Using Kafka Connect

Using Kafka Connect

Kafka Connect is a popularly used framework for integrating and moving streaming data between various systems. Hudi provides a sink for Kafka Connect, that can ingest/stream records from Apache Kafka to Hudi Tables. To do so, while providing the same transactional features the sink implements transaction co-ordination across the tasks and workers in the Kafka Connect framework.

See readme for a full demo, build instructions and configurations.

Design

At a high level, the sink treats the connect task/worker owning partition 0 of the source topic as the transaction coordinator. The transaction coordinator implements a safe two-phase commit protocol that periodically commits data into the table. Transaction co-ordination between the coordinator and workers reading messages from source topic partitions and writing to Hudi file groups happens via a special kafka control topic, that all processes are listening to.

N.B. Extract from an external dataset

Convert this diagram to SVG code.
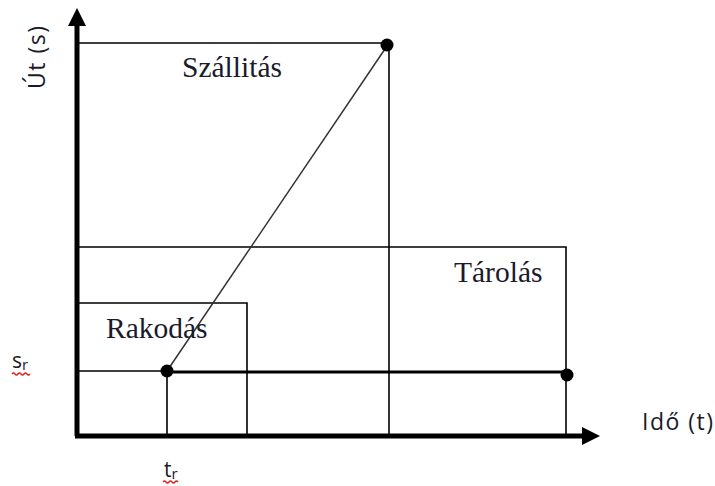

Figure: Transaction Coordinator State Machine

This distributed coordination helps the sink achieve high throughput, low-latency while still limiting the number of write actions on the timeline to just 1 every commit interval. This helps scale table metadata even in the face large volume of writes, compared to approaches where each worker commits a separate action independently leading to 10s-100s of commits per interval.

The Hudi Kafka Connect sink uses Merge-On-Read by default to reduce memory pressure of writing columnar/base files (typical scaling/operational problem with the Kafka Connect parquet sink) and inserts/appends the kafka records directly to the log file(s). Asynchronously, compaction service can be executed to merge the log files into base file (Parquet format). Alternatively, users have the option to reconfigure the table type to COPY_ON_WRITE in config-sink.json if desired.

Configs

To use the Hudi sink, use connector.class=org.apache.hudi.connect.HudiSinkConnector in Kafka Connect. Below lists additional configurations for the sink.

Config Name	Default	Description
target.base.path	Required	base path of the Hudi table written.
target.table.name	Required	name of the table
hoodie.kafka.control.topic	hudi-control-topic (optional)	topic used for transaction co-ordination
hoodie.kafka.commit.interval.secs	60 (optional)	The frequency at which the Sink will commit data into the table

See RFC for more details.

Current Limitations

Only append-only or insert operations are supported at this time.
Limited support for metadata table (file listings) with no support for advanced indexing during write operations.